A wayfinding digital signage kiosk running on the Sunshine State's most abundant natural resource is reducing the University of Florida's carbon footprint while assisting students and visitors outside of the school's college of engineering.
With an assist from solar farms strategically placed around campus and from Ireland's EcoTech Computers, UF recently deployed a solar-powered touchscreen kiosk at its Gainesville, Fla., campus.
The Eco solar kiosk is a self-contained system that draws its power requirements directly from a solar array and stores the collected energy in its 135AH deep cycle battery bank, allowing kiosk usability even in times of little to no sun exposure. Even the kiosk's fanless Intel Atom N270 processor and 21-inch LED high contrast monitor operate without the need for a traditional power supply.
The university gathers information from each solar farm and displays it directly on the kiosk, refreshing it every 15 minutes. The kiosk also provides wayfinding to each of the solar farms, along with access to the university's website.
The kiosk deployment was part of solar array project at the university, according to John Lawson, UF's physical plant department director, and is the first of its kind on the campus. To date, Lawson said that UF utilizes 185 kW worth of solar on campus, with another project in the works to add an additional 100 kW.
"In the future we may add more kiosks, but we are still gauging the reaction," he said. "So far it has been positive as far as the user interface and not adding any burden on the system."
Lawson explained that the project was an attempt to communicate with the local public, to provide information on how much energy the project produced and to offer more education on solar power.
"We searched the Web and as soon as we came across [EcoTech] it was the solution," Lawson said. "It met our needs of not requiring power and offering weather proofing. On the second note, it turned out to be a great way for wayfinding."
Peter McManus, owner and director of EcoTech Computers, said it was "refreshing to see an infrastructure like [UF] embracing new technology in the green kiosk sector."
The first Eco Kiosk was installed in July 2010, at the entrance to Western Europe's largest Norman castle, Trim Castle in Ireland. It provides 60,000 annual visitors with information about the castle and its surrounding areas.
Last year EcoTech partnered with Zivelo, an American kiosk manufacturing company, to distribute the Earth-friendly devices in the U.S. Zivelo CEO Ziver Birg said at the time of the partnership announcement that EcoTech's kiosks were at the "apex of green self-service technology, with each deployed terminal saving an average of 9.5 tons of carbon dioxide emissions per year."
The bulk of EcoTech's deplyments remain close to its headquarters in Ireland, but McManus expressed confidence in his product's ability to crack the increasingly green American market.
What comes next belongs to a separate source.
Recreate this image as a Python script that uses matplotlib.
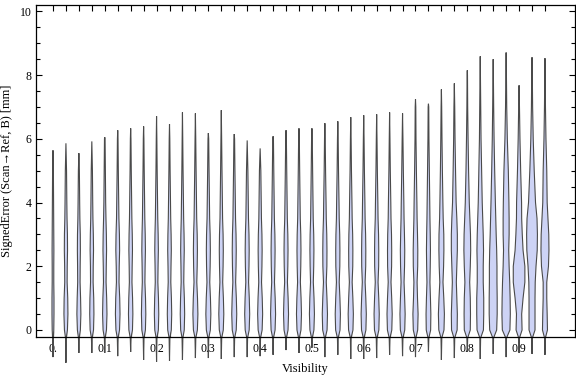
import numpy as np
import matplotlib.pyplot as plt
from matplotlib.ticker import FixedLocator, MultipleLocator

plt.rcParams['font.family'] = ['Liberation Serif', 'DejaVu Serif']

#------------------------------------------------------------
# Data
visibility = [0.0, 0.025, 0.05, 0.075, 0.1, 0.125, 0.15, 0.175, 0.2, 0.225,
              0.25, 0.275, 0.3, 0.325, 0.35, 0.375, 0.4, 0.425, 0.45, 0.475,
              0.5, 0.525, 0.55, 0.575, 0.6, 0.625, 0.65, 0.675, 0.7, 0.725,
              0.75, 0.775, 0.8, 0.825, 0.85, 0.875, 0.9, 0.925, 0.95]

err_max = [5.64, 5.86, 5.55, 5.92, 6.05, 6.27, 6.33, 6.39, 6.71, 6.46,
           6.83, 6.80, 6.18, 6.90, 6.15, 5.95, 5.70, 6.08, 6.27, 6.33,
           6.33, 6.49, 6.55, 6.68, 6.74, 6.77, 6.83, 6.80, 7.24, 7.10,
           7.55, 7.74, 8.15, 8.59, 8.50, 8.71, 7.68, 8.56, 8.53]

err_min = [-0.85, -1.03, -0.72, -0.72, -0.72, -0.82, -0.69, -0.94, -1.00, -0.97,
           -0.94, -0.88, -0.88, -0.91, -0.85, -0.85, -0.82, -0.78, -0.63, -0.72,
           -0.56, -0.85, -0.78, -0.91, -0.91, -0.88, -0.78, -0.82, -0.85, -0.69,
           -0.94, -0.88, -0.69, -0.91, -0.75, -0.85, -0.72, -0.75, -0.78]

# density profile (relative half width) at these error levels
levels = [-0.25, 0, 0.5, 1, 1.5, 2, 2.5, 3, 3.5, 4, 5, 6, 7, 8]
density = [
    [0.4, 0.8, 1.0, 1.0, 0.8, 0.8, 0.9, 0.8, 0.7, 0.6, 0.4, 0.2, 0.1, 0.1],
    [0.4, 1.5, 2.0, 1.8, 1.2, 1.3, 1.6, 1.5, 1.1, 0.9, 0.6, 0.3, 0.1, 0.1],
    [0.4, 1.5, 2.0, 1.7, 1.2, 1.3, 1.5, 1.4, 1.0, 0.8, 0.5, 0.2, 0.1, 0.1],
    [0.4, 1.7, 2.1, 1.9, 1.3, 1.4, 1.7, 1.5, 1.1, 0.9, 0.6, 0.3, 0.1, 0.1],
    [0.4, 1.7, 2.2, 1.9, 1.3, 1.5, 1.8, 1.6, 1.2, 0.9, 0.6, 0.3, 0.1, 0.1],
    [0.4, 1.8, 2.3, 2.0, 1.3, 1.5, 1.9, 1.7, 1.2, 1.0, 0.6, 0.3, 0.1, 0.1],
    [0.4, 1.8, 2.2, 1.9, 1.3, 1.5, 1.8, 1.6, 1.2, 1.0, 0.6, 0.3, 0.1, 0.1],
    [0.4, 1.8, 2.2, 1.9, 1.3, 1.5, 1.8, 1.6, 1.2, 1.0, 0.6, 0.3, 0.1, 0.1],
    [0.4, 1.8, 2.2, 1.9, 1.3, 1.5, 1.8, 1.6, 1.2, 1.0, 0.6, 0.3, 0.1, 0.1],
    [0.4, 1.8, 2.2, 1.9, 1.3, 1.5, 1.8, 1.6, 1.2, 1.0, 0.6, 0.3, 0.1, 0.1],
    [0.4, 1.8, 2.2, 1.9, 1.3, 1.5, 1.8, 1.6, 1.2, 1.0, 0.6, 0.3, 0.1, 0.1],
    [0.4, 2.0, 2.5, 2.1, 1.4, 1.8, 2.0, 1.8, 1.3, 1.1, 0.7, 0.35, 0.2, 0.1],
    [0.4, 2.0, 2.5, 2.1, 1.4, 1.8, 2.0, 1.8, 1.3, 1.1, 0.7, 0.35, 0.2, 0.1],
    [0.4, 2.0, 2.5, 2.1, 1.4, 1.8, 2.0, 1.8, 1.3, 1.1, 0.7, 0.35, 0.2, 0.1],
    [0.4, 2.0, 2.5, 2.1, 1.4, 1.8, 2.0, 1.8, 1.3, 1.1, 0.7, 0.35, 0.2, 0.1],
    [0.4, 2.0, 2.5, 2.1, 1.4, 1.8, 2.0, 1.8, 1.3, 1.1, 0.7, 0.35, 0.2, 0.1],
    [0.4, 2.0, 2.5, 2.1, 1.4, 1.8, 2.0, 1.8, 1.3, 1.1, 0.7, 0.35, 0.2, 0.1],
    [0.4, 2.0, 2.5, 2.1, 1.4, 1.8, 2.0, 1.8, 1.3, 1.1, 0.7, 0.35, 0.2, 0.1],
    [0.4, 2.0, 2.5, 2.1, 1.4, 1.8, 2.0, 1.8, 1.3, 1.1, 0.7, 0.35, 0.2, 0.1],
    [0.4, 2.0, 2.5, 2.1, 1.4, 1.8, 2.0, 1.8, 1.3, 1.1, 0.7, 0.35, 0.2, 0.1],
    [0.4, 2.0, 2.5, 2.1, 1.4, 1.8, 2.0, 1.8, 1.3, 1.1, 0.7, 0.35, 0.2, 0.1],
    [0.4, 2.2, 2.6, 2.1, 1.4, 2.0, 2.1, 1.9, 1.4, 1.2, 0.7, 0.35, 0.2, 0.1],
    [0.4, 2.2, 2.6, 2.1, 1.4, 2.0, 2.1, 1.9, 1.4, 1.2, 0.7, 0.35, 0.2, 0.1],
    [0.4, 2.2, 2.6, 2.1, 1.4, 2.0, 2.1, 1.9, 1.4, 1.2, 0.7, 0.35, 0.2, 0.1],
    [0.4, 2.2, 2.6, 2.1, 1.4, 2.0, 2.1, 1.9, 1.4, 1.2, 0.7, 0.35, 0.2, 0.1],
    [0.4, 2.2, 2.6, 2.1, 1.4, 2.0, 2.1, 1.9, 1.4, 1.2, 0.7, 0.35, 0.2, 0.1],
    [0.4, 2.2, 2.6, 2.1, 1.4, 2.0, 2.1, 1.9, 1.4, 1.2, 0.7, 0.35, 0.2, 0.1],
    [0.4, 2.2, 2.6, 2.1, 1.5, 2.0, 2.2, 1.9, 1.5, 1.3, 0.8, 0.4, 0.2, 0.1],
    [0.4, 2.2, 2.6, 2.0, 1.6, 2.2, 2.3, 2.0, 1.6, 1.4, 0.9, 0.5, 0.3, 0.1],
    [0.4, 2.2, 2.4, 2.0, 1.5, 1.8, 2.0, 1.8, 1.5, 1.3, 0.9, 0.5, 0.3, 0.1],
    [0.4, 2.6, 3.0, 2.4, 1.6, 2.2, 2.5, 2.4, 1.8, 1.5, 1.0, 0.6, 0.3, 0.1],
    [0.4, 2.8, 3.0, 2.5, 2.0, 2.5, 3.0, 3.0, 2.5, 1.8, 1.2, 0.7, 0.4, 0.1],
    [0.4, 3.0, 3.2, 3.0, 2.4, 3.0, 3.4, 3.2, 2.6, 2.0, 1.3, 0.8, 0.4, 0.2],
    [0.4, 3.2, 3.5, 3.5, 3.0, 3.0, 3.3, 3.0, 2.5, 2.0, 1.4, 0.8, 0.5, 0.2],
    [0.4, 3.5, 4.0, 4.0, 3.8, 3.8, 3.5, 3.0, 2.6, 2.2, 1.5, 0.9, 0.5, 0.2],
    [0.4, 3.8, 4.2, 4.0, 3.6, 3.0, 2.6, 3.0, 3.0, 2.8, 2.2, 1.2, 0.6, 0.3],
    [0.4, 3.0, 2.6, 4.0, 5.8, 5.8, 4.0, 3.2, 2.6, 2.5, 1.6, 0.9, 0.4, 0.1],
    [0.4, 3.0, 3.0, 3.0, 3.2, 4.0, 5.2, 5.4, 5.0, 3.5, 2.2, 1.2, 0.6, 0.3],
    [0.4, 2.5, 2.2, 1.8, 1.8, 3.5, 4.0, 3.8, 3.0, 2.2, 1.8, 1.0, 0.5, 0.2],
]

xtick_pos = [0.0, 0.1, 0.2, 0.3, 0.4, 0.5, 0.6, 0.7, 0.8, 0.9]
xtick_labels = ["0.", "0.1", "0.2", "0.3", "0.4", "0.5", "0.6", "0.7",
                "0.8", "0.9"]

#------------------------------------------------------------
# Plot
width_scale = 0.00193   # visibility units per unit of density

fig = plt.figure(figsize=(5.76, 3.77), dpi=100)
ax = fig.add_axes([0.0625, 0.1061, 0.9355, 0.8806])

for x, lo, hi, dens in zip(visibility, err_min, err_max, density):
    ys = [lo] + [l for l in levels if lo < l < hi] + [hi]
    hw = [0.0] + [d for l, d in zip(levels, dens) if lo < l < hi] + [0.0]
    ys = np.array(ys)
    hw = np.array(hw) * width_scale
    px = np.concatenate([x - hw, (x + hw)[::-1]])
    py = np.concatenate([ys, ys[::-1]])
    ax.fill(px, py, fc='#cdd3f5', ec='#4a4a4a', lw=0.8, clip_on=False,
            zorder=2)

ax.set_xlim(-0.0328, 1.0077)
ax.set_ylim(-0.22, 10.2)

ax.xaxis.set_major_locator(FixedLocator(xtick_pos))
ax.set_xticklabels(xtick_labels)
ax.xaxis.set_minor_locator(FixedLocator(visibility))
ax.yaxis.set_major_locator(MultipleLocator(2))
ax.yaxis.set_minor_locator(MultipleLocator(0.5))

ax.tick_params(which='both', direction='in', top=True, right=True,
               labelsize=8.5, width=0.8, pad=3)
ax.tick_params(which='major', length=4.5)
ax.tick_params(which='minor', length=3)
ax.tick_params(axis='x', which='both', length=4, pad=4)

for s in ax.spines.values():
    s.set_linewidth(0.9)

ax.set_xlabel('Visibility', fontsize=9, labelpad=6)
ax.set_ylabel('SignedError (Scan\u2192Ref, B) [mm]', fontsize=9, labelpad=5)

fig.savefig('out.png', dpi=100)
"We are just touching on the U.S. market," McManus said, "but the feedback I received when I went over to UF for the installation has been fantastic. The Gainesville tourist office expressed an interest in installing solar kiosks for visitors, as well as a utility company looking to deploy solar kiosks to provide information for renewable energy to schools. I think the U.S. market is willing to accept the use of solar kiosks as a solution to installation and running costs, as well as for reduction in carbon emissions."